The language remained the language of the Celt; it is called an Aryan
language, a language as noble among languages as the Aran is among
its hills. It is still spoken in Wales, in Brittany, in Ireland, in
the Highlands of Scotland, and in the Isle of Man. It was also
spoken in Cornwall till the eighteenth century; and Yorkshire
dalesmen still count their sheep in Welsh. English is another Aryan
tongue.
The more mixed a nation is, the more rich its life and the greater
its future. Purity of blood is not a thing to boast of, and no great
and progressive nation comes from one breed of men. Some races have
more imagination than others, or a finer feeling for beauty; others
have more energy and practical wisdom. The best nations have both;
and they have both, probably, because many races have been blended in
their making. There is hardly a parish in Wales in which there are
not different types of faces and different kinds of character.

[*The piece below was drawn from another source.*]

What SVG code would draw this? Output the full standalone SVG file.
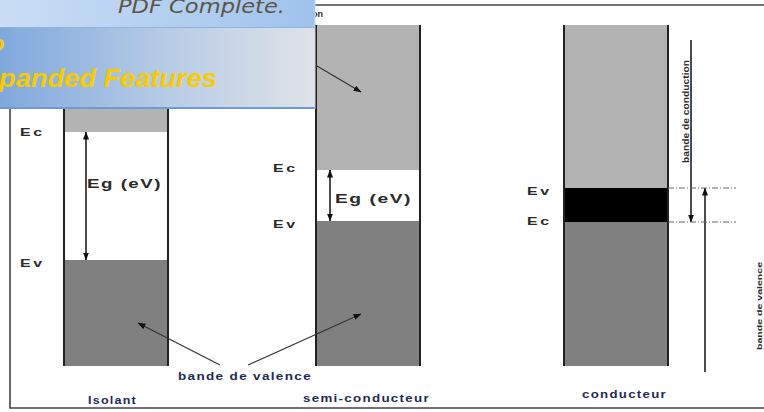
<svg xmlns="http://www.w3.org/2000/svg" width="764" height="412" viewBox="0 0 764 412">
<defs>
<marker id="ah" viewBox="0 0 8 6" refX="7.5" refY="3" markerWidth="8" markerHeight="6" markerUnits="userSpaceOnUse" orient="auto-start-reverse">
<path d="M0,0 L8,3 L0,6 z" fill="#111"/>
</marker>
<linearGradient id="gTop" x1="0" y1="0" x2="1" y2="0">
<stop offset="0" stop-color="#cadef5"/>
<stop offset="1" stop-color="#9fc3ec"/>
</linearGradient>
<linearGradient id="gBot" x1="0" y1="0" x2="1" y2="0">
<stop offset="0" stop-color="#7fa9dc"/>
<stop offset="0.55" stop-color="#b9cde6"/>
<stop offset="1" stop-color="#dfe3e8"/>
</linearGradient>
</defs>
<style>
.lab{font-family:"Liberation Sans",Arial,sans-serif;font-weight:bold;fill:#2a2a2a;}
.lv{font-size:11.5px;letter-spacing:2px;}
.eg{font-size:12.5px;letter-spacing:1px;}
.cap{font-size:10px;letter-spacing:1px;fill:#1e2a55;}
.edge{stroke:#222;stroke-width:2;fill:none;}
.light{fill:#b3b3b3;}
.dark{fill:#808080;}
.arr{stroke:#111;stroke-width:1.5;fill:none;}
.ptr{stroke:#333;stroke-width:1.2;fill:none;}
.dd{stroke:#666;stroke-width:1;stroke-dasharray:6 2 1 2;}
</style>
<rect width="764" height="412" fill="#fff"/>
<g id="frame">
<path d="M10,109 V408 H764" stroke="#444" stroke-width="1.6" fill="none"/>
<path d="M300,5 H764" stroke="#444" stroke-width="1.6" fill="none"/>
</g>
<g id="isolant">
<rect class="light" x="64" y="100" width="104" height="32"/>
<rect class="dark" x="64" y="260" width="104" height="106"/>
<path class="edge" d="M64,100 V366 M168,100 V366"/>
<text class="lab lv" x="20" y="136" textLength="25" lengthAdjust="spacingAndGlyphs">Ec</text>
<text class="lab lv" x="20" y="267" textLength="25" lengthAdjust="spacingAndGlyphs">Ev</text>
<text class="lab eg" x="87" y="188" textLength="75" lengthAdjust="spacingAndGlyphs">Eg (eV)</text>
<text class="lab cap" x="88" y="404" textLength="49" lengthAdjust="spacingAndGlyphs">Isolant</text>
</g>
<g id="semi-conducteur">
<rect class="light" x="316" y="25" width="104" height="145"/>
<rect class="dark" x="316" y="221" width="104" height="145"/>
<path class="edge" d="M316,25 V366 M420,25 V366"/>
<text class="lab lv" x="273" y="172" textLength="25" lengthAdjust="spacingAndGlyphs">Ec</text>
<text class="lab lv" x="273" y="228" textLength="25" lengthAdjust="spacingAndGlyphs">Ev</text>
<text class="lab eg" x="335" y="203" textLength="77" lengthAdjust="spacingAndGlyphs">Eg (eV)</text>
<text class="lab cap" x="303" y="402" textLength="127" lengthAdjust="spacingAndGlyphs">semi-conducteur</text>
</g>
<g id="conducteur">
<rect class="light" x="564" y="25" width="104" height="163"/>
<rect fill="#000" x="564" y="188" width="104" height="34"/>
<rect class="dark" x="564" y="222" width="104" height="144"/>
<path class="edge" d="M564,25 V366 M668,25 V366"/>
<text class="lab lv" x="527" y="195" textLength="25" lengthAdjust="spacingAndGlyphs">Ev</text>
<text class="lab lv" x="527" y="225" textLength="25" lengthAdjust="spacingAndGlyphs">Ec</text>
<text class="lab cap" x="582" y="398" textLength="85" lengthAdjust="spacingAndGlyphs">conducteur</text>
</g>
<g id="labels">
<text class="lab cap" x="178" y="380" textLength="134" lengthAdjust="spacingAndGlyphs">bande de valence</text>
<text class="lab" x="312" y="17" font-size="9" fill="#1e2a55">on</text>
<text class="lab" transform="translate(689,163) rotate(-90)" font-size="9" fill="#2a3a70" textLength="103" lengthAdjust="spacingAndGlyphs">bande de conduction</text>
<text class="lab" transform="translate(762,350) rotate(-90)" font-size="7" fill="#2a3a70" textLength="88" lengthAdjust="spacingAndGlyphs">bande de valence</text>
</g>
<g id="connectors">
<line class="arr" x1="86" y1="132" x2="86" y2="260" marker-start="url(#ah)" marker-end="url(#ah)"/>
<line class="arr" x1="330" y1="170" x2="330" y2="221" marker-start="url(#ah)" marker-end="url(#ah)"/>
<line class="arr" x1="691" y1="40" x2="691" y2="222" marker-end="url(#ah)"/>
<line class="arr" x1="705" y1="372" x2="705" y2="188" marker-end="url(#ah)"/>
<line class="dd" x1="668" y1="188" x2="736" y2="188"/>
<line class="dd" x1="668" y1="222" x2="736" y2="222"/>
<line class="ptr" x1="290" y1="50" x2="361" y2="92" marker-end="url(#ah)"/>
<line class="ptr" x1="220" y1="365" x2="138" y2="323" marker-end="url(#ah)"/>
<line class="ptr" x1="248" y1="365" x2="361" y2="314" marker-end="url(#ah)"/>
</g>
<g id="banner">
<rect x="0" y="0" width="315" height="27" fill="url(#gTop)"/>
<rect x="0" y="27" width="315" height="82" fill="url(#gBot)"/>
<line x1="0" y1="27.5" x2="315" y2="27.5" stroke="#8fb3e0" stroke-width="1"/>
<line x1="0" y1="108" x2="315" y2="108" stroke="#6f9bd4" stroke-width="2"/>
<line x1="315" y1="0" x2="315" y2="109" stroke="#c8d3e0" stroke-width="1"/>
<text x="118" y="13" font-family="'DejaVu Sans',Verdana,sans-serif" font-style="italic" font-size="20" fill="#5e5546" textLength="167" lengthAdjust="spacingAndGlyphs">PDF Complete.</text>
<text x="-9" y="51" font-family="'Liberation Sans',Arial,sans-serif" font-style="italic" font-weight="bold" font-size="22" fill="#f7cb00">o</text>
<text x="-1" y="87" font-family="'Liberation Sans',Arial,sans-serif" font-style="italic" font-weight="bold" font-size="26" fill="#f7cb00" textLength="218" lengthAdjust="spacingAndGlyphs">panded Features</text>
</g>
</svg>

The wandering of nations has never really stopped. The Celt was
followed by his cousins—the Angle and the Saxon. These, again, were
followed by races still more closely related to them—the Normans and
the Danes and the Flemings. They have all left their mark on Wales
and on the Welsh character.
The migration is still going on. Trace the history of an upland
Welsh parish, and you will find that, in a surprisingly short time,
the old families, high and low, have given place to newcomers. Look
into the trains which carry emigrants from Hull or London to
Liverpool on their way west—they have the blue eyes and yellow hair
of those who came two thousand years ago. But this country is no
longer their goal, the great continent of America has been discovered
beyond. Fits of longing for wandering come over the Welsh
periodically, as they came over the Danes—caused by scarcity of food
and density of population, or by a sense of oppression and a yearning
for freedom. An empty stomach sometimes, and sometimes a fiery
imagination, sent a crowd of adventurers to new lands. And it is
thus that every living nation is ever renewing its youth.